Port Est. Source : IMAZ Presse Réunion

Des points de blocages hors des axes routiers se sont organisés ces derniers jours, afin d’empêcher l’accès à des points stratégiques, notamment celui de Port Est, où les marchandises arrivent par bateau, ou même l’aéroport de Gillot. Un des points clés, la SRPP, est une zone de conflits réguliers entre les CRS et les manifestants. En effets, la police, aidée de renforts militaires et de CRS, bloquent la zone afin d’assurer des convois de camion citerne ou du ravitaillement. Leur sous effectif les empêchent d’être présents aux autres zones de blocage, mais les hélicoptères cadrillent régulièrement la zone et la tension reste forte. Certains barrages routiers ont fait l’objet d’affrontements violents entre les CRS et les Gilets Jaunes. Pourtant, ces affrontements se sont souvent déroulés face à des rassemblements pacifistes, et les zones touchées par les émeutes ont souvent été épargnées.

Il semble que l’effectif ne sois pas suffisant pour qu’ils osent approcher des lieux où les rassemblements concentrent plus de monde et où le rapport de force ne jouerait pas en leur faveur.
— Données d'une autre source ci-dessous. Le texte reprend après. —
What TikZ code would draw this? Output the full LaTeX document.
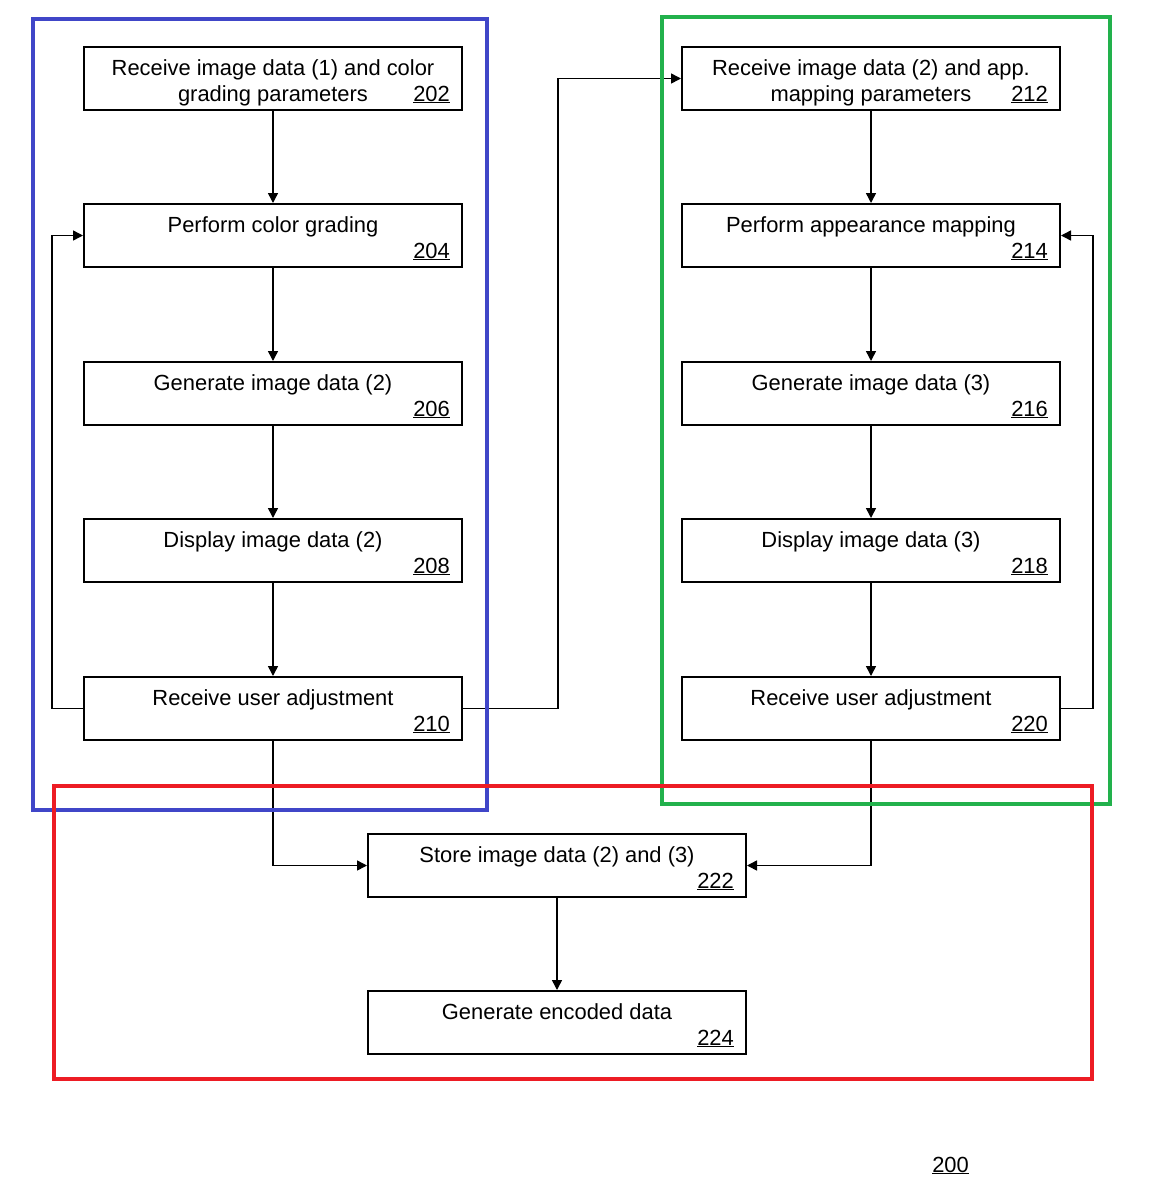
\documentclass[tikz,border=0pt]{standalone}
\usepackage{fontspec}
\setmainfont{Liberation Sans}
\usetikzlibrary{arrows.meta,calc}
\definecolor{frameblue}{RGB}{64,70,200}
\definecolor{framegreen}{RGB}{34,177,76}
\definecolor{framered}{RGB}{237,28,36}
\begin{document}
\begin{tikzpicture}[x=1pt,y=-1pt,
  stepbox/.style={draw=black,line width=2pt,rectangle,minimum width=378pt,minimum height=63pt,inner sep=0pt},
  txt/.style={anchor=base,inner sep=0pt,font=\fontsize{21.9}{26}\selectfont},
  num/.style={anchor=base east,inner sep=0pt,font=\fontsize{21.9}{26}\selectfont},
  conn/.style={draw=black,line width=1.5pt,-{Triangle[length=10pt,width=10pt]}},
  frame/.style={line width=4pt}]
\useasboundingbox (0,0) rectangle (1156,1200);
\fill[white] (0,0) rectangle (1156,1200);
% boxes
\node[stepbox] (b202) at (273,78.5) {};
\node[stepbox] (b204) at (273,235.5) {};
\node[stepbox] (b206) at (273,393.5) {};
\node[stepbox] (b208) at (273,550.5) {};
\node[stepbox] (b210) at (273,708.5) {};
\node[stepbox] (b212) at (871,78.5) {};
\node[stepbox] (b214) at (871,235.5) {};
\node[stepbox] (b216) at (871,393.5) {};
\node[stepbox] (b218) at (871,550.5) {};
\node[stepbox] (b220) at (871,708.5) {};
\node[stepbox] (b222) at (557,865.5) {};
\node[stepbox] (b224) at (557,1022.5) {};
% texts
\node[txt] (t202a) at ($(b202.north)+(0,29)$) {Receive image data (1) and color};
\node[txt] (t202b) at ($(b202.north)+(0,55)$) {grading parameters};
\node[num] (n202) at ($(b202.north east)+(-13,55)$) {\underline{202}};
\node[txt] (t204) at ($(b204.north)+(0,29)$) {Perform color grading};
\node[num] (n204) at ($(b204.north east)+(-13,55)$) {\underline{204}};
\node[txt] (t206) at ($(b206.north)+(0,29)$) {Generate image data (2)};
\node[num] (n206) at ($(b206.north east)+(-13,55)$) {\underline{206}};
\node[txt] (t208) at ($(b208.north)+(0,29)$) {Display image data (2)};
\node[num] (n208) at ($(b208.north east)+(-13,55)$) {\underline{208}};
\node[txt] (t210) at ($(b210.north)+(0,29)$) {Receive user adjustment};
\node[num] (n210) at ($(b210.north east)+(-13,55)$) {\underline{210}};
\node[txt] (t212a) at ($(b212.north)+(0,29)$) {Receive image data (2) and app.};
\node[txt] (t212b) at ($(b212.north)+(0,55)$) {mapping parameters};
\node[num] (n212) at ($(b212.north east)+(-13,55)$) {\underline{212}};
\node[txt] (t214) at ($(b214.north)+(0,29)$) {Perform appearance mapping};
\node[num] (n214) at ($(b214.north east)+(-13,55)$) {\underline{214}};
\node[txt] (t216) at ($(b216.north)+(0,29)$) {Generate image data (3)};
\node[num] (n216) at ($(b216.north east)+(-13,55)$) {\underline{216}};
\node[txt] (t218) at ($(b218.north)+(0,29)$) {Display image data (3)};
\node[num] (n218) at ($(b218.north east)+(-13,55)$) {\underline{218}};
\node[txt] (t220) at ($(b220.north)+(0,29)$) {Receive user adjustment};
\node[num] (n220) at ($(b220.north east)+(-13,55)$) {\underline{220}};
\node[txt] (t222) at ($(b222.north)+(0,29)$) {Store image data (2) and (3)};
\node[num] (n222) at ($(b222.north east)+(-13,55)$) {\underline{222}};
\node[txt] (t224) at ($(b224.north)+(0,29)$) {Generate encoded data};
\node[num] (n224) at ($(b224.north east)+(-13,55)$) {\underline{224}};
\node[num] (n200) at (969,1172) {\underline{200}};
% connectors
\draw[conn] (b202) -- (b204);
\draw[conn] (b204) -- (b206);
\draw[conn] (b206) -- (b208);
\draw[conn] (b208) -- (b210);
\draw[conn] (b212) -- (b214);
\draw[conn] (b214) -- (b216);
\draw[conn] (b216) -- (b218);
\draw[conn] (b218) -- (b220);
\draw[conn] (b222) -- (b224);
\draw[conn] (b210.west) -- ++(-31,0) |- (b204.west);
\draw[conn] (b220.east) -- ++(32,0) |- (b214.east);
\draw[conn] (b210.east) -- ++(95,0) |- (b212.west);
\draw[conn] (b210.south) |- (b222.west);
\draw[conn] (b220.south) |- (b222.east);
% frames
\draw[frame,framegreen] (662,17) rectangle (1110,804);
\draw[frame,frameblue] (33,19) rectangle (487,810);
\draw[frame,framered] (54,786) rectangle (1092,1079);
\end{tikzpicture}
\end{document}
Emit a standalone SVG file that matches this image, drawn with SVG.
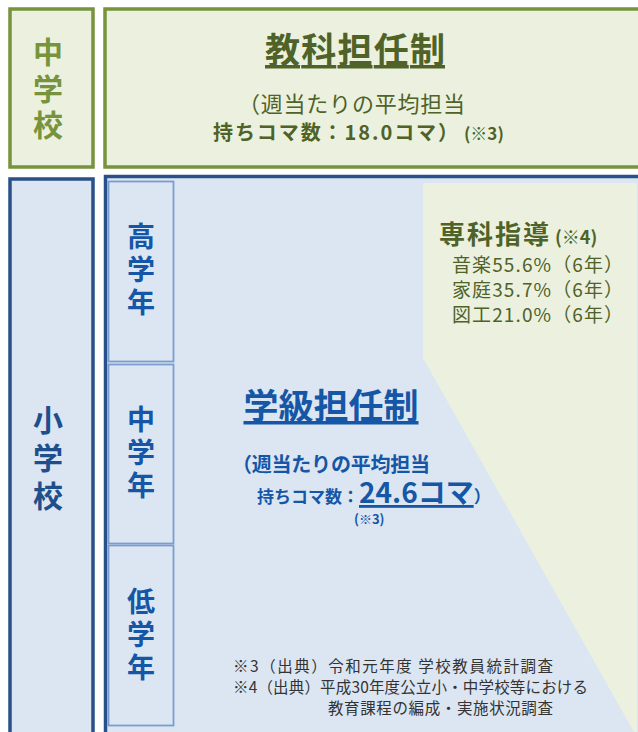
<svg xmlns="http://www.w3.org/2000/svg" width="638" height="732" viewBox="0 0 638 732">
<style>
text{font-family:"Noto Sans CJK JP","Noto Sans",sans-serif}
.gbox{fill:#EBF1DE;stroke:#77933C;stroke-width:3.5}
.bbox{fill:#DCE6F2;stroke:#2A5089;stroke-width:3.5}
.sub{fill:#DCE6F2;stroke:#7A9CCF;stroke-width:1.8}
.vt{writing-mode:vertical-rl;font-weight:bold}
.vg{font-size:30px;fill:#77933C;letter-spacing:6.5px}
.vb{font-size:30px;fill:#1F4E8C;letter-spacing:8px}
.vs{font-size:28px;fill:#1556A6;letter-spacing:5px}
.dg{fill:#4F6228}
.bl{fill:#1556A6}
.fn{font-size:15.5px;fill:#333333}
</style>
<rect width="638" height="732" fill="#FFFFFF"/>
<g id="jhs-label">
<rect class="gbox" x="10" y="9" width="83" height="158"/>
<text class="vt vg" x="48" y="37">中学校</text>
</g>
<g id="jhs-system">
<rect class="gbox" x="105" y="9" width="540" height="158"/>
<text class="dg" x="265" y="63" font-size="35" font-weight="bold" textLength="180" lengthAdjust="spacing" text-decoration="underline">教科担任制</text>
<text class="dg" x="238" y="112" font-size="22" textLength="227" lengthAdjust="spacing">（週当たりの平均担当</text>
<text class="dg" x="213" y="140" font-size="20" font-weight="bold"><tspan textLength="245" lengthAdjust="spacing">持ちコマ数：18.0コマ）</tspan><tspan font-size="17" dx="4">(※3)</tspan></text>
</g>
<g id="es-label">
<rect class="bbox" x="10" y="179" width="83" height="560"/>
<text class="vt vb" x="48" y="405">小学校</text>
</g>
<g id="es-system">
<rect class="bbox" x="105.5" y="176.5" width="540" height="570"/>
<path d="M423,186 Q423,183 426,183 L637,183 L637,732 L634,732 L423,358 Z" fill="#EBF1DE"/>
</g>
<g id="upper-grade">
<rect class="sub" x="108.5" y="181.5" width="65" height="180"/>
<text class="vt vs" x="141" y="222">高学年</text>
</g>
<g id="middle-grade">
<rect class="sub" x="108.5" y="364.5" width="65" height="179"/>
<text class="vt vs" x="141" y="405">中学年</text>
</g>
<g id="lower-grade">
<rect class="sub" x="108.5" y="545.5" width="65" height="180"/>
<text class="vt vs" x="141" y="587">低学年</text>
</g>
<g id="specialist">
<text class="dg" x="439" y="244" font-size="26" font-weight="bold"><tspan textLength="110" lengthAdjust="spacing">専科指導</tspan><tspan font-size="18" dx="4">(※4)</tspan></text>
<text class="dg" x="452" y="272" font-size="19" textLength="171" lengthAdjust="spacing">音楽55.6%（6年）</text>
<text class="dg" x="452" y="297" font-size="19" textLength="171" lengthAdjust="spacing">家庭35.7%（6年）</text>
<text class="dg" x="452" y="322" font-size="19" textLength="171" lengthAdjust="spacing">図工21.0%（6年）</text>
</g>
<g id="homeroom">
<text class="bl" x="331" y="419" font-size="35" font-weight="bold" text-anchor="middle" text-decoration="underline">学級担任制</text>
<text class="bl" x="232" y="472" font-size="20" font-weight="bold" textLength="198" lengthAdjust="spacing">（週当たりの平均担当</text>
<text class="bl" x="257" y="503" font-size="17" font-weight="bold">持ちコマ数：<tspan font-size="28" text-decoration="underline">24.6コマ</tspan><tspan font-size="17">）</tspan></text>
<text class="bl" x="354" y="524" font-size="13" font-weight="bold">(※3)</text>
</g>
<g id="notes">
<text class="fn" x="233" y="672" textLength="320" lengthAdjust="spacing">※3（出典）令和元年度 学校教員統計調査</text>
<text class="fn" x="233" y="693" textLength="355" lengthAdjust="spacing">※4（出典）平成30年度公立小・中学校等における</text>
<text class="fn" x="328" y="714" textLength="225" lengthAdjust="spacing">教育課程の編成・実施状況調査</text>
</g>
<g id="connectors"></g>
</svg>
Ils se contentent donc pour le moment de tirer au flashball, de gazer et de charger des familles et des militants qui lèvent les bras face à eux, en chantant. Outre le ridicule de la situation, il semblerait que compte tenu du mouvement actuel se déroulant en métropole, ils ne soient pas en mesure d’assurer la répression promise par Emmanuel Macron. Pourvu que cela continue.